Deux caractéristiques principales en découlent dont le nouveau code civil chinois est la plus récente des illustrations :
La première est le primat de la loi sur la jurisprudence dont le Président Xi Jinping a récemment donné une traduction limpide avec sa recommandation de « gouverner selon la loi ».
La seconde est l’importance des principes généraux qui sont systématiquement rappelés au frontispice de grands codes adoptés par la République populaire de Chine comme celui sur les contrats de 1999, celui sur la responsabilité délictuelle de 2009 et bien sûr le code civil de 2021.
Exactement comme dans le système français de hiérarchie des normes, le droit chinois distingue clairement ces principes généraux des règles d’applications, profitant des vagues actuelles de codification pour rendre accessible ces différents degrés dans le corps mêmes des codes.
Cette constance dans les principes, comme chez nous le socle toujours présent des codes Napoléon, va de pair avec le souci de progresser sans cesse vers un ensemble législatif plus cohérent et adaptable aux évolutions de la société chinoise.
L’objectif des autorités chinoises est de concilier cohérence et adaptabilité par une capacité d’hybridation entre une tradition ancienne et des nécessités modernes de globalisation et d’internationalisation du droit.
Olivier VIX, Notaire, Délégué du CSN pour la Chine
On peut dire que le code civil chinois ne consacre pas beaucoup d’articles aux notaires, contrairement au code civil français. C’est assez logique car les champs de compétence ne sont pas tout à fait les mêmes et l’historique des deux notariats est très différent.
Il établit certes des actes publics en authentifiant les faits et les actes juridiques, et peut tout comme le notaire français conférer la force exécutoire aux prêts. Cependant très peu d’actes doivent obligatoirement revêtir une forme authentique, et de façon générale cette forme est exigée essentiellement à la demande des parties. Nos actes solennels, qui sont authentiques à peine de nullité, doivent en Chine simplement être des contrats écrits.

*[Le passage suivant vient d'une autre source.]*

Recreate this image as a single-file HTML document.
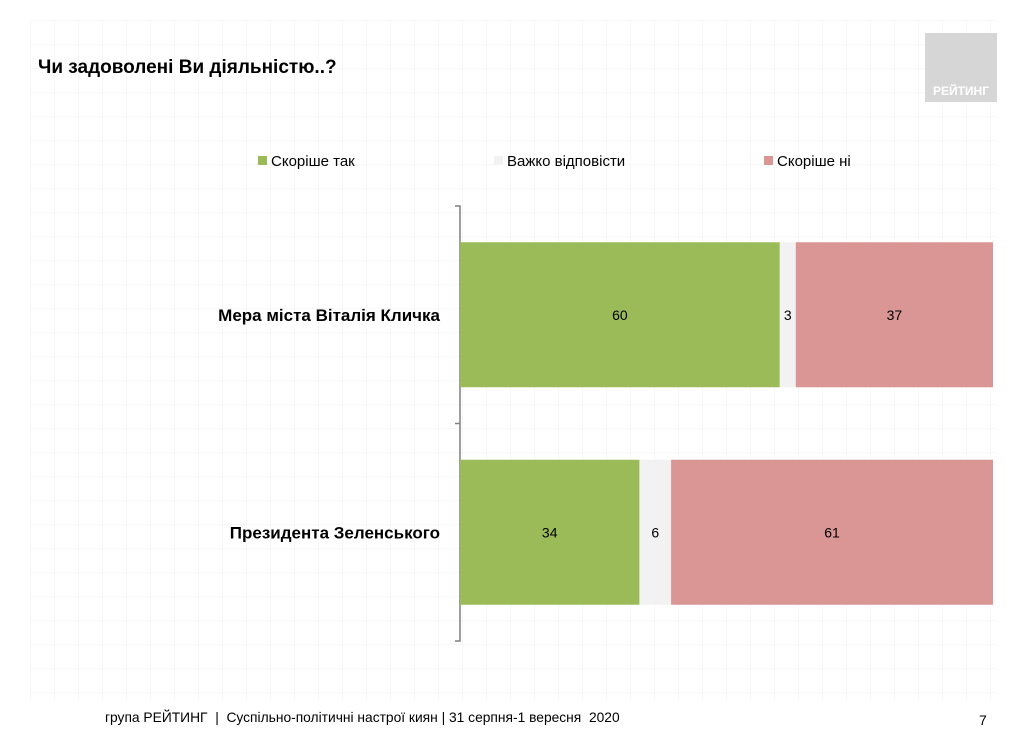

Pour vous donner quelques exemples, on peut citer le consentement à l’adoption qui ne doit être authentique que si l’une des parties le demande expressément (article 1105). Ou les hypothèques, qui chez nous, pour être valables, doivent être notariées, mais en Chine, simplement constatée par écrit (article 400). Parfois le code civil chinois va prévoir des effets renforcés lorsque l’acte est notarié. C’est le cas de la donation qui devient irrévocable lorsqu’elle revêt la forme notariée. (article 658).

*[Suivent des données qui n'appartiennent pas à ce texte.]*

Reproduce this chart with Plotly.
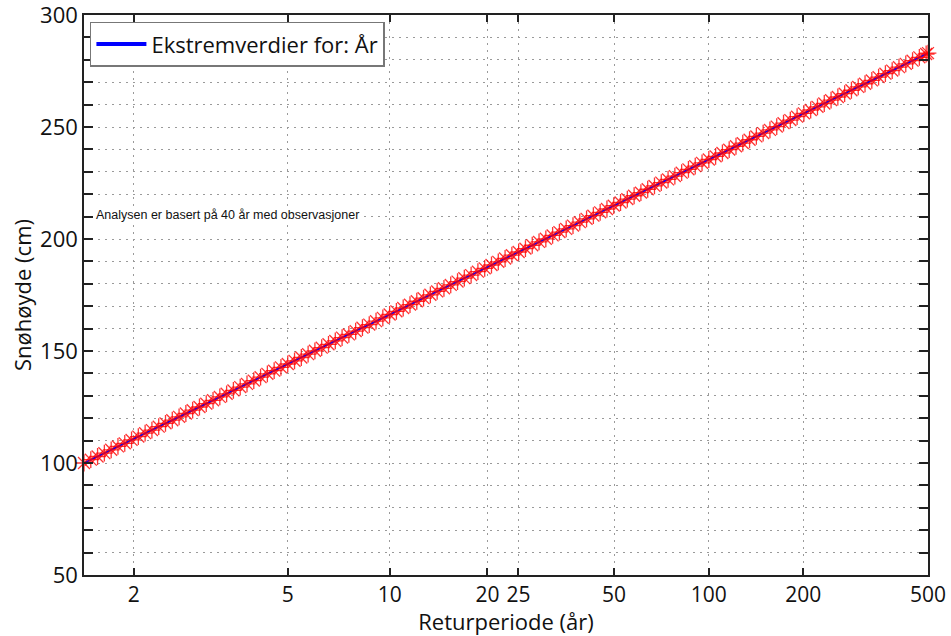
import math
import plotly.graph_objects as go

# Gumbel reduced variate (x positions of the points) and snow depth values
gumbel_u = [0.00, 0.05, 0.10, 0.15, 0.20, 0.25, 0.30, 0.35, 0.40, 0.45,
            0.50, 0.55, 0.60, 0.65, 0.70, 0.75, 0.80, 0.85, 0.90, 0.95,
            1.00, 1.05, 1.10, 1.15, 1.20, 1.25, 1.30, 1.35, 1.40, 1.45,
            1.50, 1.55, 1.60, 1.65, 1.70, 1.75, 1.80, 1.85, 1.90, 1.95,
            2.00, 2.05, 2.10, 2.15, 2.20, 2.25, 2.30, 2.35, 2.40, 2.45,
            2.50, 2.55, 2.60, 2.65, 2.70, 2.75, 2.80, 2.85, 2.90, 2.95,
            3.00, 3.05, 3.10, 3.15, 3.20, 3.25, 3.30, 3.35, 3.40, 3.45,
            3.50, 3.55, 3.60, 3.65, 3.70, 3.75, 3.80, 3.85, 3.90, 3.95,
            4.00, 4.05, 4.10, 4.15, 4.20, 4.25, 4.30, 4.35, 4.40, 4.45,
            4.50, 4.55, 4.60, 4.65, 4.70, 4.75, 4.80, 4.85, 4.90, 4.95,
            5.00, 5.05, 5.10, 5.15, 5.20, 5.25, 5.30, 5.35, 5.40, 5.45,
            5.50, 5.55, 5.60, 5.65, 5.70, 5.75, 5.80, 5.85, 5.90, 5.95,
            6.00, 6.05, 6.10, 6.15, 6.20, 6.2136]
snow_cm = [100.0, 101.5, 102.9, 104.4, 105.9, 107.4, 108.8, 110.3, 111.8, 113.3,
           114.7, 116.2, 117.7, 119.1, 120.6, 122.1, 123.6, 125.0, 126.5, 128.0,
           129.5, 130.9, 132.4, 133.9, 135.3, 136.8, 138.3, 139.8, 141.2, 142.7,
           144.2, 145.6, 147.1, 148.6, 150.1, 151.5, 153.0, 154.5, 156.0, 157.4,
           158.9, 160.4, 161.8, 163.3, 164.8, 166.3, 167.7, 169.2, 170.7, 172.2,
           173.6, 175.1, 176.6, 178.0, 179.5, 181.0, 182.5, 183.9, 185.4, 186.9,
           188.4, 189.8, 191.3, 192.8, 194.2, 195.7, 197.2, 198.7, 200.1, 201.6,
           203.1, 204.5, 206.0, 207.5, 209.0, 210.4, 211.9, 213.4, 214.9, 216.3,
           217.8, 219.3, 220.7, 222.2, 223.7, 225.2, 226.6, 228.1, 229.6, 231.1,
           232.5, 234.0, 235.5, 236.9, 238.4, 239.9, 241.4, 242.8, 244.3, 245.8,
           247.3, 248.7, 250.2, 251.7, 253.1, 254.6, 256.1, 257.6, 259.0, 260.5,
           262.0, 263.4, 264.9, 266.4, 267.9, 269.3, 270.8, 272.3, 273.8, 275.2,
           276.7, 278.2, 279.6, 281.1, 282.6, 283.0]

return_periods = [2, 5, 10, 20, 25, 50, 100, 200, 500]
tick_labels = ["2", "5", "10", "20", "25", "50", "100", "200", "500"]
legend_name = "Ekstremverdier for: År"
note_text = "Analysen er basert på 40 år med observasjoner"


def gumbel(T):
    return -math.log(-math.log(1.0 - 1.0 / T))


tickvals = [gumbel(T) for T in return_periods]
font_main = "Open Sans, sans-serif"
grid_col = "#9a9a9a"
grid_dash = "2px,5px"

fig = go.Figure()
# legend entry (thick blue line sample)
fig.add_trace(go.Scatter(
    x=[None], y=[None], mode="lines", name=legend_name,
    line=dict(color="#0000ff", width=4),
))
fig.add_trace(go.Scatter(
    x=gumbel_u, y=snow_cm, mode="lines", showlegend=False, cliponaxis=False,
    line=dict(color="#0000ff", width=2),
))
fig.add_trace(go.Scatter(
    x=gumbel_u, y=snow_cm, mode="markers", showlegend=False, cliponaxis=False,
    marker=dict(symbol="asterisk-open", size=14, color="rgba(255,0,0,0.8)",
                line=dict(color="rgba(255,0,0,0.8)", width=1.3)),
))

axis_common = dict(
    showline=True, linecolor="#222", linewidth=1.5, mirror="ticks",
    ticks="inside", tickcolor="#222", tickwidth=1.5, zeroline=False,
    automargin=False, ticklabeloverflow="allow",
    gridcolor=grid_col, griddash=grid_dash, gridwidth=1,
)

fig.update_xaxes(
    **axis_common, range=[0, gumbel(500)], tickvals=tickvals, ticktext=tick_labels,
    ticklen=7, showgrid=True,
    tickfont=dict(family=font_main, size=21, color="#111"),
    title=dict(text="Returperiode (år)", font=dict(family=font_main, size=22, color="#111"),
               standoff=0),
)
fig.update_yaxes(
    **axis_common, range=[50, 300], tickvals=[50, 100, 150, 200, 250, 300],
    ticklen=9, showgrid=True,
    tickfont=dict(family=font_main, size=22, color="#111"),
    minor=dict(dtick=10, ticks="inside", ticklen=9, tickcolor="#222", tickwidth=1.5,
               showgrid=True, gridcolor=grid_col, griddash=grid_dash, gridwidth=1),
    title=dict(text="Snøhøyde (cm)", font=dict(family=font_main, size=22, color="#111"),
               standoff=2),
)

fig.add_annotation(
    x=0, y=210.7, xref="x", yref="y", xanchor="left", yanchor="middle",
    xshift=11, text=note_text, showarrow=False, bgcolor="white", borderpad=0,
    font=dict(family="Liberation Sans, Arial", size=12.5, color="#111"),
)

fig.update_layout(
    width=951, height=636,
    margin=dict(l=84, r=23, t=15, b=61),
    paper_bgcolor="white", plot_bgcolor="white",
    showlegend=True,
    legend=dict(x=0.007, y=0.988, xanchor="left", yanchor="top",
                bgcolor="white", bordercolor="#777", borderwidth=1.5,
                font=dict(family=font_main, size=22, color="#111"),
                itemwidth=50, tracegroupgap=0),
)

fig.write_html("out.html")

De par nos échanges avec nos confrères chinois, que ce soit dans le cadre de notre coopération, on constate que les parties demanderont le plus souvent l’assistance du notaire pour les mêmes raisons qu’en France. Le notaire chinois est un officier public, indépendant qui se doit d’être neutre et de garantir la paix sociale et son harmonie. Cette notion très confucéenne d’harmonie, remise au gout du jour, se retrouve dans la mission du notaire. Il va être celui qui certifie les identités, la sincérité du consentement, il conservera les originaux des contrats pour le compte des parties et veillera tout particulièrement aux intérêts des personnes vulnérables. Le rôle du notaire chinois est donc avant tout préventif puisqu’il mettra tout en œuvre pour prévenir les litiges et éviter l’engorgement des tribunaux.